Now comes the crucial feedback loop we prize, if we are to make progress. Build/Measure/Learn - then rinse and repeat.
Of course, this is easy to write, but the hardest thing to really crack. At this point at EE, we still haven’t really cracked this in order to get real data on the majority of our APs. So what follows is more to state where we are aiming for, rather than what we have accomplished!
In our Advice Process template (see the AP Housekeeping section), we have an area titled success metrics. The purpose of this is threefold:
Improve the quality of the thinking that goes into making the decision.
Provide a starting position, or anchor, for the build / measure / learn loop.
Help to de-bias future decisions, based on the result of this decision.

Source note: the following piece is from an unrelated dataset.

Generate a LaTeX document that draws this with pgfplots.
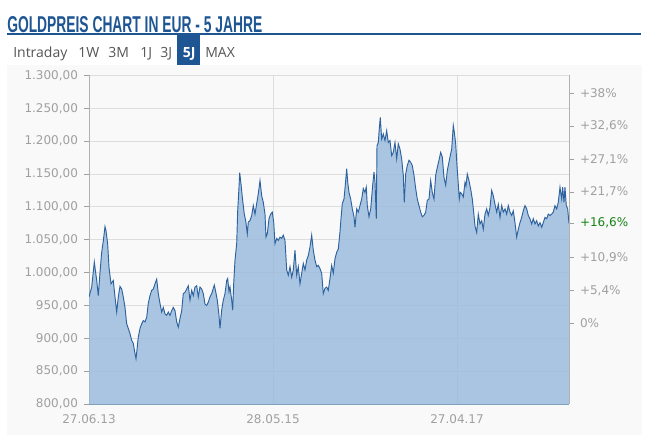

A significant part of the individual and organisational learning we get from a decision is through quantifying its resultant impact.
Having good metrics is important, but they are hard to define. This article on good metrics provides useful guidance and we are currently experimenting with a revised format for capturing success metrics, using a hypothesis-like structure. Please use the following format to define your success metrics, a worked example is here:
State hypothesis: Start with a clear hypothesis: IF we do x THEN we will achieve y and will know this BECAUSE of z.

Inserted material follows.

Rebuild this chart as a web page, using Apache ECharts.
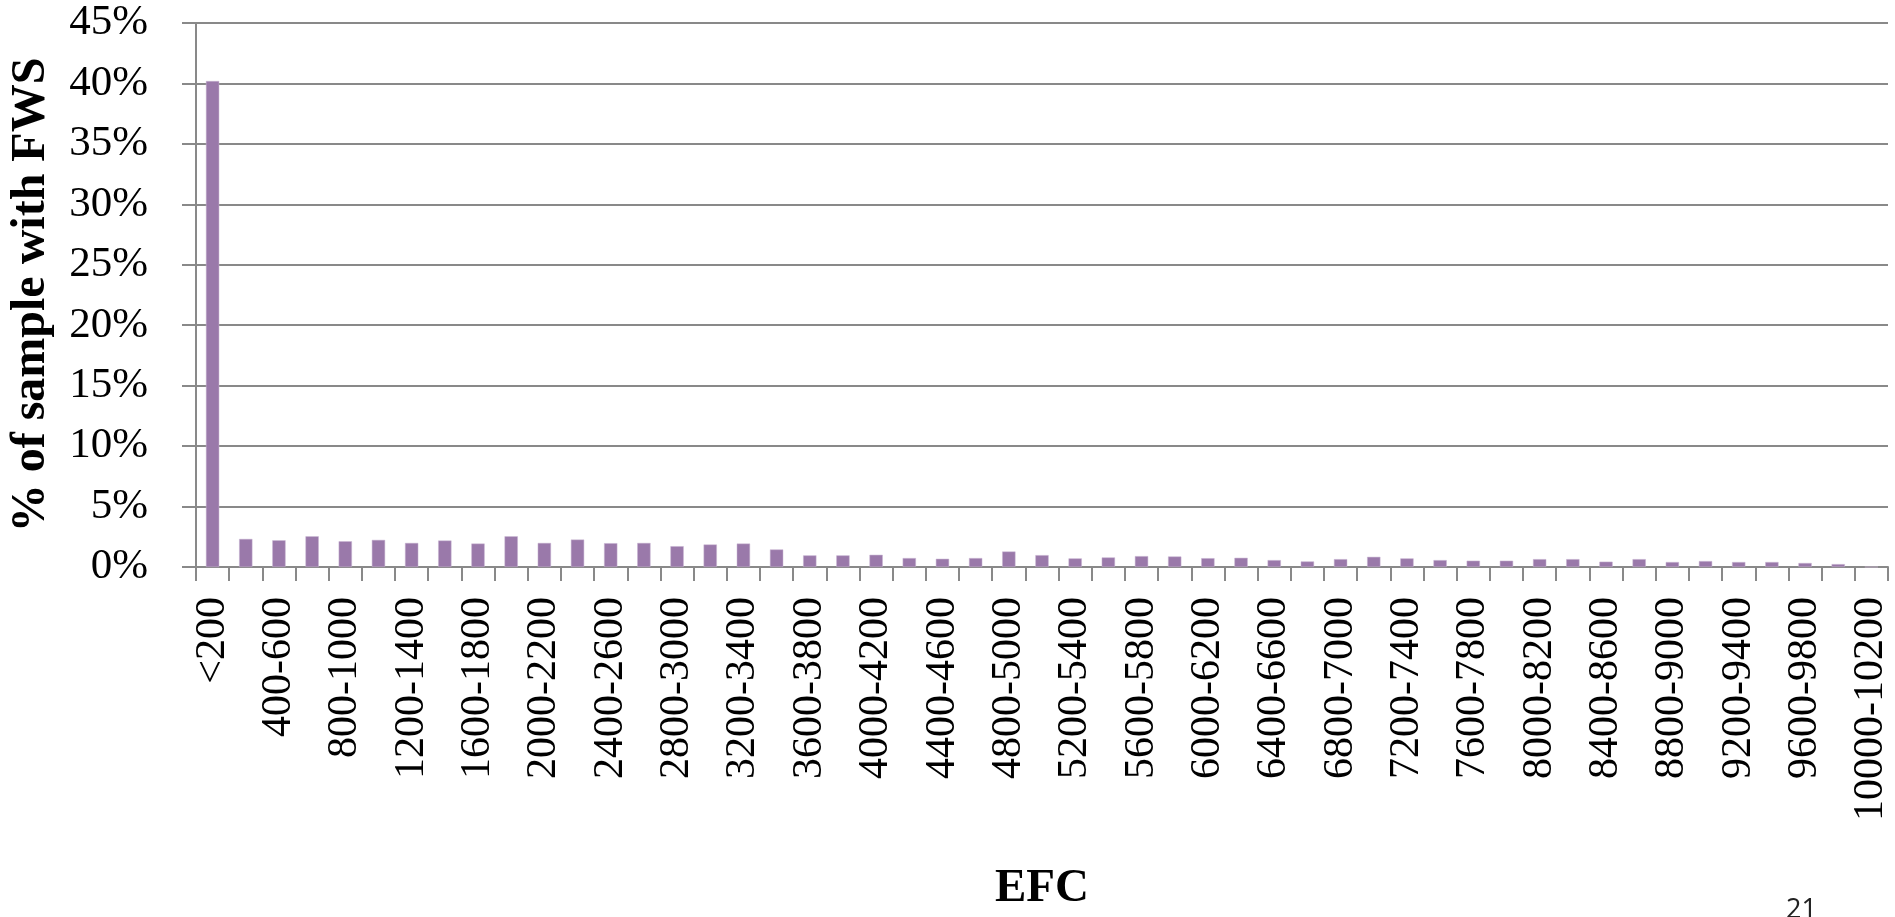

Define the time frame: Define a timeframe to contain the experiment (which reduces risk and investment) and allows for a comparison. E.g. 4 weeks.
Describe the result: Describe the intended outcome including an explanation of any terms used.
Define the measurement: Describe a measure of the desired direct result* (and how you’ll obtain the measurement) in one of two ways depending on the nature of the AP: a) A comparative numerical measure of the intended direct result (a quantity/ratio of a quantitative something, stated in terms of it’s current and desired state) Or b) A quantitative measure of a qualitative test (measured through surveys or interviews) including an initial baseline where an AP relates to a change.
Link to a business objective: <Describe how the direct result will contribute to EE’s Global or a BU’s objectives (see your BUL or Exec to find out more). *Direct result versus a non-direct result: in working through example APs we noticed that some success metrics related to future or subsequent outcomes that may depend on the AP decision but are not a direct result. We found this confused ‘what’ was being measured and made it more difficult to know if the AP was successful. For example, we might measure sales leads rather than actual sales.
Resulting correlation does not imply causation: don’t create an overly tight relationship between results and decision quality. Just because you had a good (or bad) outcome, it doesn’t follow that it was a good (or bad) decision. It could just be down to dumb luck (see that earlier reference to poker).
Break down the decision into a series of small steps: then measure as you go. At decision time, you’re often information poor. More often than not you can break down a big decision into a series of smaller ones. If you gain new information and you end up abandoning or pivoting based on this new information, congratulations – you’ve just made a good decision.